The listing below should be copied in full, word for word.

Start INFORMATION SHOWN

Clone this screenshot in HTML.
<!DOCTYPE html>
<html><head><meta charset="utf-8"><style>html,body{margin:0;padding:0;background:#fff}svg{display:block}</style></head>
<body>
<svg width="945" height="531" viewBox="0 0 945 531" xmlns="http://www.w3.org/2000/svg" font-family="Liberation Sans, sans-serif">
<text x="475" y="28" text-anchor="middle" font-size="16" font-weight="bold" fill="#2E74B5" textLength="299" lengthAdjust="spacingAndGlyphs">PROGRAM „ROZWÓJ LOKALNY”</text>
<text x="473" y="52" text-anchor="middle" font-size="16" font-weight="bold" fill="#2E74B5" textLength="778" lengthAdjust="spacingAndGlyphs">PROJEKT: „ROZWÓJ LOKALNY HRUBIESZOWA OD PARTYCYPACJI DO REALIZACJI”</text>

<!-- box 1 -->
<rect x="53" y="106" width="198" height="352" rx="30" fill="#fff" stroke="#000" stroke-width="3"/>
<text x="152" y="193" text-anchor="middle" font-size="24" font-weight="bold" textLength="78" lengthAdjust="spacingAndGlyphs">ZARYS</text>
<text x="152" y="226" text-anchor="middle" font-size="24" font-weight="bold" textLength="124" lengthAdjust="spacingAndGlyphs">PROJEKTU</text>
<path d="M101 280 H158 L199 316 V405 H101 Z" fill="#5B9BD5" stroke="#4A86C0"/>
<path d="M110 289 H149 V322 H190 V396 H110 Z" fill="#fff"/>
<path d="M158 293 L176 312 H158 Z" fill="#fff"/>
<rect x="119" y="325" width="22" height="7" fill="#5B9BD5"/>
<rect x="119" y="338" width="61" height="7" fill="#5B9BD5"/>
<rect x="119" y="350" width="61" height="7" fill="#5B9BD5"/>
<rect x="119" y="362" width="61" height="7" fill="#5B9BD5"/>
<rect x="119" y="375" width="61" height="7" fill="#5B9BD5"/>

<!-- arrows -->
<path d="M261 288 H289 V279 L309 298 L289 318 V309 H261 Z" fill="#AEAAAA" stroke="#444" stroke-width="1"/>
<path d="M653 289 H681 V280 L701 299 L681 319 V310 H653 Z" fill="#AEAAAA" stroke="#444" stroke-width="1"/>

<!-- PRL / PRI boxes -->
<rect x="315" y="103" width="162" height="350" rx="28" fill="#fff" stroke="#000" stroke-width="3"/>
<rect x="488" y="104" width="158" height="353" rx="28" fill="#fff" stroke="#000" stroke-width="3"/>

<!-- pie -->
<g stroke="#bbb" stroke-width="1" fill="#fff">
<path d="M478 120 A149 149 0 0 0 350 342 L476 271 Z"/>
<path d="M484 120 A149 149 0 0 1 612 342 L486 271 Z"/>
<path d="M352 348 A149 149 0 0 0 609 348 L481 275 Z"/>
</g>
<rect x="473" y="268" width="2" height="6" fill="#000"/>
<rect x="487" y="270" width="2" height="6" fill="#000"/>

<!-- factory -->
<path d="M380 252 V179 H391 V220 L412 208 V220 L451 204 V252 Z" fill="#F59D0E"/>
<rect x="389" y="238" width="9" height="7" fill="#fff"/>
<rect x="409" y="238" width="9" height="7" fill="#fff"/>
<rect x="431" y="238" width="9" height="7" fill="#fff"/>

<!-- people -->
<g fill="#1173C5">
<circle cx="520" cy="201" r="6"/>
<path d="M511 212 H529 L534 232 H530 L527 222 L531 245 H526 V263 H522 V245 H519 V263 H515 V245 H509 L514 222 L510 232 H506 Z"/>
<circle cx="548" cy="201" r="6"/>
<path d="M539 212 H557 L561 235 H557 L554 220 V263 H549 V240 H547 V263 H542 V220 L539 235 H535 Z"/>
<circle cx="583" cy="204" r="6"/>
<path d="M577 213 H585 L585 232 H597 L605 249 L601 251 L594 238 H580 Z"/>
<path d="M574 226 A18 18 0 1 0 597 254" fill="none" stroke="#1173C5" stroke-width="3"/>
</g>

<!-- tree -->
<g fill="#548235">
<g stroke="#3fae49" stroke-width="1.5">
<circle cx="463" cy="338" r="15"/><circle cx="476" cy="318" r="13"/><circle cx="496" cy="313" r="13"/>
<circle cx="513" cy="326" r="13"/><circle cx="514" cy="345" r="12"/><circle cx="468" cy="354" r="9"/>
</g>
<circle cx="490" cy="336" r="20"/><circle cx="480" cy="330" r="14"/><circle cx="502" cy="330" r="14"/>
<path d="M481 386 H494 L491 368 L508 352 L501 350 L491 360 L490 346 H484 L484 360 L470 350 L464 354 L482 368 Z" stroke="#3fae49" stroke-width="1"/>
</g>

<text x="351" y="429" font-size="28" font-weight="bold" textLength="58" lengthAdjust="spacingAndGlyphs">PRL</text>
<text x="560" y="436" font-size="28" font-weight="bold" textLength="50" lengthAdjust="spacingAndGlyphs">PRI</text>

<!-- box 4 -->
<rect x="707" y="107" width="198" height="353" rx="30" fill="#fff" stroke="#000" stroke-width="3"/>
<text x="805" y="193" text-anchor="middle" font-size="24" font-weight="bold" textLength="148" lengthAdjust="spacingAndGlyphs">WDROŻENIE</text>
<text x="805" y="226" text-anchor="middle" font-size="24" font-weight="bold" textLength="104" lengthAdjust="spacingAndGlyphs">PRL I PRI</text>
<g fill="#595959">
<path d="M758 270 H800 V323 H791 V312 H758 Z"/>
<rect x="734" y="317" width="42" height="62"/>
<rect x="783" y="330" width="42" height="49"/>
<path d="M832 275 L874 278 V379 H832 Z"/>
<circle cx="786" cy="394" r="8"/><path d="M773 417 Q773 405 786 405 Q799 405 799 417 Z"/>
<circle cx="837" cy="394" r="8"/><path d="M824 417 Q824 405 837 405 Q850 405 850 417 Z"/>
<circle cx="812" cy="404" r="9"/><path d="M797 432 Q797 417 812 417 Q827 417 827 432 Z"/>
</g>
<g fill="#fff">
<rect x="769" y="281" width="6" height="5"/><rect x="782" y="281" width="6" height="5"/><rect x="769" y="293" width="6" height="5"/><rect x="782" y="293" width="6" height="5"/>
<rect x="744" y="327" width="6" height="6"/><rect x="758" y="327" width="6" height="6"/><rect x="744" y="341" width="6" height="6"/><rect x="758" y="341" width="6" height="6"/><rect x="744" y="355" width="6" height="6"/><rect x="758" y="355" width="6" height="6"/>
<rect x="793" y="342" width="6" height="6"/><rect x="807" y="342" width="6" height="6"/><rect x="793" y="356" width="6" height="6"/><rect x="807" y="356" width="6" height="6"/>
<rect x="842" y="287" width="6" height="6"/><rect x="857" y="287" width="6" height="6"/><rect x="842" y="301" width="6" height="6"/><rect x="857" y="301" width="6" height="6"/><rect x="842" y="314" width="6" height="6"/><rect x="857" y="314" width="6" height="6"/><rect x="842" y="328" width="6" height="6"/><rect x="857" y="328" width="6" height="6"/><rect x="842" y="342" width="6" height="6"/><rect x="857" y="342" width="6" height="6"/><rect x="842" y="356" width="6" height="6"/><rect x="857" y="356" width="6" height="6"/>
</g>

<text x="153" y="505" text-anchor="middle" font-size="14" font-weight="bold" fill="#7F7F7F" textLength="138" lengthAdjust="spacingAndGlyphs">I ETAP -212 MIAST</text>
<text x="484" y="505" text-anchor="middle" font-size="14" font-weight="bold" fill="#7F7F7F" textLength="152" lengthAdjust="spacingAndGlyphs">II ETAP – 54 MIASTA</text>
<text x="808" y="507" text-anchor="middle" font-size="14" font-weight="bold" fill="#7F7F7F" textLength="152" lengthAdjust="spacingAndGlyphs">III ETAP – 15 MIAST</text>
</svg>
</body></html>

End INFORMATION SHOWN

* THE RESPONSE *
Clone this screenshot in HTML.
<!DOCTYPE html>
<html><head><meta charset="utf-8"><style>html,body{margin:0;padding:0;background:#fff}svg{display:block}</style></head>
<body>
<svg width="945" height="531" viewBox="0 0 945 531" xmlns="http://www.w3.org/2000/svg" font-family="Liberation Sans, sans-serif">
<text x="475" y="28" text-anchor="middle" font-size="16" font-weight="bold" fill="#2E74B5" textLength="299" lengthAdjust="spacingAndGlyphs">PROGRAM „ROZWÓJ LOKALNY”</text>
<text x="473" y="52" text-anchor="middle" font-size="16" font-weight="bold" fill="#2E74B5" textLength="778" lengthAdjust="spacingAndGlyphs">PROJEKT: „ROZWÓJ LOKALNY HRUBIESZOWA OD PARTYCYPACJI DO REALIZACJI”</text>

<!-- box 1 -->
<rect x="53" y="106" width="198" height="352" rx="30" fill="#fff" stroke="#000" stroke-width="3"/>
<text x="152" y="193" text-anchor="middle" font-size="24" font-weight="bold" textLength="78" lengthAdjust="spacingAndGlyphs">ZARYS</text>
<text x="152" y="226" text-anchor="middle" font-size="24" font-weight="bold" textLength="124" lengthAdjust="spacingAndGlyphs">PROJEKTU</text>
<path d="M101 280 H158 L199 316 V405 H101 Z" fill="#5B9BD5" stroke="#4A86C0"/>
<path d="M110 289 H149 V322 H190 V396 H110 Z" fill="#fff"/>
<path d="M158 293 L176 312 H158 Z" fill="#fff"/>
<rect x="119" y="325" width="22" height="7" fill="#5B9BD5"/>
<rect x="119" y="338" width="61" height="7" fill="#5B9BD5"/>
<rect x="119" y="350" width="61" height="7" fill="#5B9BD5"/>
<rect x="119" y="362" width="61" height="7" fill="#5B9BD5"/>
<rect x="119" y="375" width="61" height="7" fill="#5B9BD5"/>

<!-- arrows -->
<path d="M261 288 H289 V279 L309 298 L289 318 V309 H261 Z" fill="#AEAAAA" stroke="#444" stroke-width="1"/>
<path d="M653 289 H681 V280 L701 299 L681 319 V310 H653 Z" fill="#AEAAAA" stroke="#444" stroke-width="1"/>

<!-- PRL / PRI boxes -->
<rect x="315" y="103" width="162" height="350" rx="28" fill="#fff" stroke="#000" stroke-width="3"/>
<rect x="488" y="104" width="158" height="353" rx="28" fill="#fff" stroke="#000" stroke-width="3"/>

<!-- pie -->
<g stroke="#bbb" stroke-width="1" fill="#fff">
<path d="M478 120 A149 149 0 0 0 350 342 L476 271 Z"/>
<path d="M484 120 A149 149 0 0 1 612 342 L486 271 Z"/>
<path d="M352 348 A149 149 0 0 0 609 348 L481 275 Z"/>
</g>
<rect x="473" y="268" width="2" height="6" fill="#000"/>
<rect x="487" y="270" width="2" height="6" fill="#000"/>

<!-- factory -->
<path d="M380 252 V179 H391 V220 L412 208 V220 L451 204 V252 Z" fill="#F59D0E"/>
<rect x="389" y="238" width="9" height="7" fill="#fff"/>
<rect x="409" y="238" width="9" height="7" fill="#fff"/>
<rect x="431" y="238" width="9" height="7" fill="#fff"/>

<!-- people -->
<g fill="#1173C5">
<circle cx="520" cy="201" r="6"/>
<path d="M511 212 H529 L534 232 H530 L527 222 L531 245 H526 V263 H522 V245 H519 V263 H515 V245 H509 L514 222 L510 232 H506 Z"/>
<circle cx="548" cy="201" r="6"/>
<path d="M539 212 H557 L561 235 H557 L554 220 V263 H549 V240 H547 V263 H542 V220 L539 235 H535 Z"/>
<circle cx="583" cy="204" r="6"/>
<path d="M577 213 H585 L585 232 H597 L605 249 L601 251 L594 238 H580 Z"/>
<path d="M574 226 A18 18 0 1 0 597 254" fill="none" stroke="#1173C5" stroke-width="3"/>
</g>

<!-- tree -->
<g fill="#548235">
<g stroke="#3fae49" stroke-width="1.5">
<circle cx="463" cy="338" r="15"/><circle cx="476" cy="318" r="13"/><circle cx="496" cy="313" r="13"/>
<circle cx="513" cy="326" r="13"/><circle cx="514" cy="345" r="12"/><circle cx="468" cy="354" r="9"/>
</g>
<circle cx="490" cy="336" r="20"/><circle cx="480" cy="330" r="14"/><circle cx="502" cy="330" r="14"/>
<path d="M481 386 H494 L491 368 L508 352 L501 350 L491 360 L490 346 H484 L484 360 L470 350 L464 354 L482 368 Z" stroke="#3fae49" stroke-width="1"/>
</g>

<text x="351" y="429" font-size="28" font-weight="bold" textLength="58" lengthAdjust="spacingAndGlyphs">PRL</text>
<text x="560" y="436" font-size="28" font-weight="bold" textLength="50" lengthAdjust="spacingAndGlyphs">PRI</text>

<!-- box 4 -->
<rect x="707" y="107" width="198" height="353" rx="30" fill="#fff" stroke="#000" stroke-width="3"/>
<text x="805" y="193" text-anchor="middle" font-size="24" font-weight="bold" textLength="148" lengthAdjust="spacingAndGlyphs">WDROŻENIE</text>
<text x="805" y="226" text-anchor="middle" font-size="24" font-weight="bold" textLength="104" lengthAdjust="spacingAndGlyphs">PRL I PRI</text>
<g fill="#595959">
<path d="M758 270 H800 V323 H791 V312 H758 Z"/>
<rect x="734" y="317" width="42" height="62"/>
<rect x="783" y="330" width="42" height="49"/>
<path d="M832 275 L874 278 V379 H832 Z"/>
<circle cx="786" cy="394" r="8"/><path d="M773 417 Q773 405 786 405 Q799 405 799 417 Z"/>
<circle cx="837" cy="394" r="8"/><path d="M824 417 Q824 405 837 405 Q850 405 850 417 Z"/>
<circle cx="812" cy="404" r="9"/><path d="M797 432 Q797 417 812 417 Q827 417 827 432 Z"/>
</g>
<g fill="#fff">
<rect x="769" y="281" width="6" height="5"/><rect x="782" y="281" width="6" height="5"/><rect x="769" y="293" width="6" height="5"/><rect x="782" y="293" width="6" height="5"/>
<rect x="744" y="327" width="6" height="6"/><rect x="758" y="327" width="6" height="6"/><rect x="744" y="341" width="6" height="6"/><rect x="758" y="341" width="6" height="6"/><rect x="744" y="355" width="6" height="6"/><rect x="758" y="355" width="6" height="6"/>
<rect x="793" y="342" width="6" height="6"/><rect x="807" y="342" width="6" height="6"/><rect x="793" y="356" width="6" height="6"/><rect x="807" y="356" width="6" height="6"/>
<rect x="842" y="287" width="6" height="6"/><rect x="857" y="287" width="6" height="6"/><rect x="842" y="301" width="6" height="6"/><rect x="857" y="301" width="6" height="6"/><rect x="842" y="314" width="6" height="6"/><rect x="857" y="314" width="6" height="6"/><rect x="842" y="328" width="6" height="6"/><rect x="857" y="328" width="6" height="6"/><rect x="842" y="342" width="6" height="6"/><rect x="857" y="342" width="6" height="6"/><rect x="842" y="356" width="6" height="6"/><rect x="857" y="356" width="6" height="6"/>
</g>

<text x="153" y="505" text-anchor="middle" font-size="14" font-weight="bold" fill="#7F7F7F" textLength="138" lengthAdjust="spacingAndGlyphs">I ETAP -212 MIAST</text>
<text x="484" y="505" text-anchor="middle" font-size="14" font-weight="bold" fill="#7F7F7F" textLength="152" lengthAdjust="spacingAndGlyphs">II ETAP – 54 MIASTA</text>
<text x="808" y="507" text-anchor="middle" font-size="14" font-weight="bold" fill="#7F7F7F" textLength="152" lengthAdjust="spacingAndGlyphs">III ETAP – 15 MIAST</text>
</svg>
</body></html>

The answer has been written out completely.